Orders for Goods for which the total nett price is under £99 are subject to a carriage and packing charge except in the case of re-sale customers where the charge will be on orders for Goods for which the total nett price is under £250.


(a) The property of the Goods shall not pass to the Purchaser until all sums owed to the Supplier on any account whatsoever have been paid notwithstanding that delivery has already taken place.

(b) The Supplier shall be entitled to all rights of access to the Purchaser’s premises to enforce its rights hereunder.


(a) Unless otherwise stipulated and subject to Clause 2(b) above all Goods for delivery will be despatched by the conveyance of the Supplier’s choice. Where the Purchaser requires a different means of conveyance any extra cost must be paid by the Purchaser.

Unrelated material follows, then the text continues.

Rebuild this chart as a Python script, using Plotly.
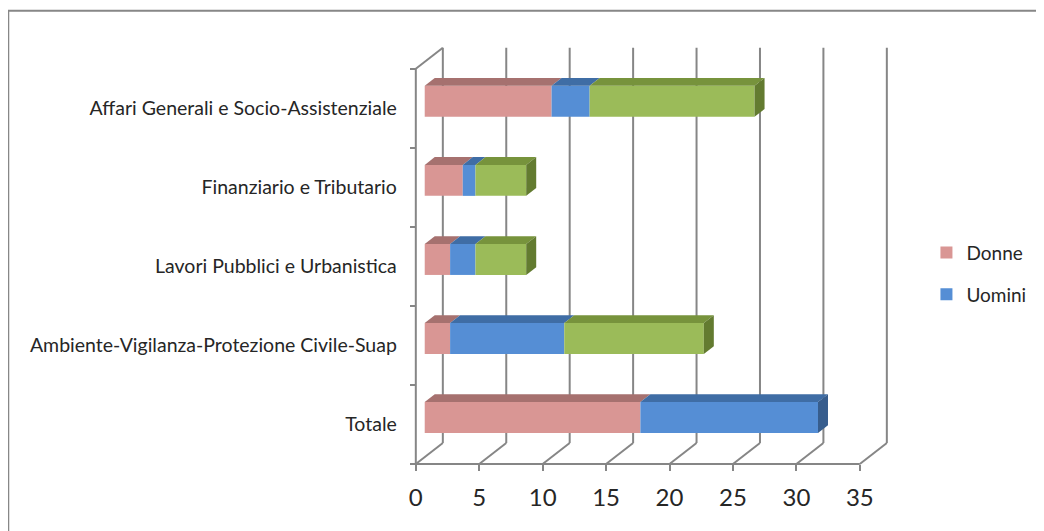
import plotly.graph_objects as go

categories = ["Totale",
              "Ambiente-Vigilanza-Protezione Civile-Suap",
              "Lavori Pubblici e Urbanistica",
              "Finanziario e Tributario",
              "Affari Generali e Socio-Assistenziale"]
donne = [17, 2, 2, 3, 10]
uomini = [14, 9, 2, 1, 3]
totale = [0, 11, 4, 4, 13]
x_ticks = [0, 5, 10, 15, 20, 25, 30, 35]

series = [
    ("Donne", donne, "#D99694", "#A6716F", "#8E5C5A", True),
    ("Uomini", uomini, "#558ED5", "#3F6DA5", "#375D8D", True),
    ("Totale", totale, "#9BBB59", "#77933C", "#637B30", False),
]

# depth of the pseudo-3D box (in data units)
DX, DY = 2.13, 0.266
F0, F1 = 0.33, 0.70
HALF = 0.196
GRID = "#868686"

fig = go.Figure()
shapes = []

# back wall gridlines, floor diagonals
for v in x_ticks:
    shapes.append(dict(type="line", xref="x", yref="y", x0=v + DX, x1=v + DX,
                       y0=-0.5 + DY, y1=4.5 + DY, line=dict(color=GRID, width=2), layer="below"))
    shapes.append(dict(type="line", xref="x", yref="y", x0=v, x1=v + DX,
                       y0=-0.5, y1=-0.5 + DY, line=dict(color=GRID, width=2), layer="below"))
# front floor edge and left wall
shapes.append(dict(type="line", xref="x", yref="y", x0=0, x1=x_ticks[-1], y0=-0.5, y1=-0.5,
                   line=dict(color=GRID, width=2), layer="below"))
shapes.append(dict(type="line", xref="x", yref="y", x0=0, x1=0, y0=-0.5, y1=4.5,
                   line=dict(color=GRID, width=2), layer="below"))
shapes.append(dict(type="line", xref="x", yref="y", x0=0, x1=DX, y0=4.5, y1=4.5 + DY,
                   line=dict(color=GRID, width=2), layer="below"))

ox, oy = F0 * DX, F0 * DY
tdx, tdy = (F1 - F0) * DX, (F1 - F0) * DY
ypos = [i + oy for i in range(len(categories))]

cum = [0] * len(categories)
last_end = [None] * len(categories)
for name, vals, front, top, side, leg in series:
    bases = [c + ox for c in cum]
    fig.add_trace(go.Bar(orientation="h", y=ypos, x=vals, base=bases, name=name,
                         marker=dict(color=front, line=dict(width=0)), width=2 * HALF,
                         showlegend=leg, legendgroup=name))
    for i, v in enumerate(vals):
        if v <= 0:
            continue
        s, e = bases[i], bases[i] + v
        yt, yb = ypos[i] + HALF, ypos[i] - HALF
        shapes.append(dict(type="path", xref="x", yref="y",
                           path=f"M{s},{yt} L{e},{yt} L{e+tdx},{yt+tdy} L{s+tdx},{yt+tdy} Z",
                           fillcolor=top, line=dict(width=0), layer="above"))
        last_end[i] = (e, yt, yb, side)
    cum = [c + v for c, v in zip(cum, vals)]

for item in last_end:
    if item:
        e, yt, yb, side = item
        shapes.append(dict(type="path", xref="x", yref="y",
                           path=f"M{e},{yb} L{e},{yt} L{e+tdx},{yt+tdy} L{e+tdx},{yb+tdy} Z",
                           fillcolor=side, line=dict(width=0), layer="above"))

# outer chart border
shapes.append(dict(type="rect", xref="paper", yref="paper", x0=-0.8464, x1=1.4, y0=-0.3, y1=1.081,
                   line=dict(color="#878787", width=2), layer="below"))

fig.update_layout(
    width=1044, height=531,
    margin=dict(l=404.2, r=163.4, t=37.3, b=71.05, pad=0),
    plot_bgcolor="white", paper_bgcolor="white",
    barmode="overlay",
    shapes=shapes,
    font=dict(family="Lato", color="#262626"),
    xaxis=dict(range=[-0.3, 37.3], tickvals=x_ticks, ticktext=[str(t) for t in x_ticks],
               ticks="outside", ticklen=6, tickwidth=2, tickcolor=GRID,
               showgrid=False, zeroline=False, showline=False, ticklabelstandoff=6,
               anchor="free", position=0.00935, tickfont=dict(size=24)),
    yaxis=dict(range=[-0.55, 4.8], tickvals=list(range(len(categories))), ticktext=categories,
               ticks="", showgrid=False, zeroline=False, showline=False,
               anchor="free", position=0.008, ticklabelstandoff=19,
               minor=dict(tickvals=[-0.5, 0.5, 1.5, 2.5, 3.5, 4.5], ticks="outside",
                          ticklen=6, tickwidth=2, tickcolor=GRID),
               tickfont=dict(size=19.5)),
    legend=dict(x=1.0785, y=0.554, xanchor="left", yanchor="top",
                font=dict(size=19), tracegroupgap=14, bgcolor="rgba(0,0,0,0)"),
    showlegend=True,
)

fig.write_html("out.html")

(b) Whilst every effort will be made to avoid delay no responsibility is undertaken for meeting any specific delivery dates. Accordingly no liability will be accepted for any direct or indirect loss which may be caused by delayed delivery.

(c) Risk in the Goods shall pass to the Purchaser on delivery.

(d) A copy of the Supplier’s delivery note or the carrier’s or consignor’s delivery note must be signed by or on behalf of the Purchaser at the time of collection or delivery of the Goods. Subject to clause 5 hereof such delivery note shall be final and conclusive proof that the Purchaser has received the Goods in good order and condition.

(e) The Supplier shall not be liable for loss, whole or partial, mis-delivery or shortage, patent defect or damage to the Goods supplied, unless the Supplier is advised thereof by the Purchaser’s or consignee’s signing and annotating the carrier’s or consignee’s delivery note to that effect; reporting the same to the Supplier immediately by telephone and further confirming such reports in writing to the Supplier within three days of receipt of the Goods.


(a) Subject to (d) below, Goods may be returned to the Supplier for credit or exchange for up to fourteen days after the date of delivery provided that the delivery note or invoice number is quoted.

(b) Save for Goods returned under clause 5(a) above, returned Goods will only be accepted by the Supplier if they are in a sound and resaleable condition. Whether Goods are sound and resaleable shall be for the sole decision of the Supplier. Any Goods which the Supplier deems to be not resaleable will only be returned to the Purchaser at the specific request of the Purchaser and at the Purchaser’s expense. Notwithstanding the discretion of the Supplier in deciding whether the Goods are sound and resaleable, Goods will not be deemed resaleable if they are returned in anything but their original packaging or the quantities of the Goods returned are different from those originally supplied.

(c) Where Goods returned for credit or exchange are Goods which have been supplied in boxes or in quantities credit notes or exchange of Goods will only be given if the Goods are returned in their boxes and/or in the same quantities supplied to the Purchaser. Credit notes will only be issued if the Supplier’s collection note has been issued to the Purchaser.

(d) Save for Goods returned under the clause 5(a) above, the Supplier reserves the right to make a charge for handling and restocking equal to 20% of the sale price of the Goods returned.

(e) Goods especially obtained for the Purchaser may not be returned for credit or exchange.



The Supplier shall not be liable for breach of contract or for late or non-delivery of any of the Goods arising from an act of God, force majeure, riots, civil commotion, military or usurped power, government order direction or legislation, fire, strikes, lockouts, labour disturbances, adverse weather conditions or other matter whatsoever (whether similar or otherwise) over which the Supplier may have no control or from any abnormal conditions arising from any of the foregoing matters. Nor (to the extent to which the same may be beyond the Supplier’s control) from shortage of labour, stoppage of machinery or from shortage of material.


This contract is governed by English Law.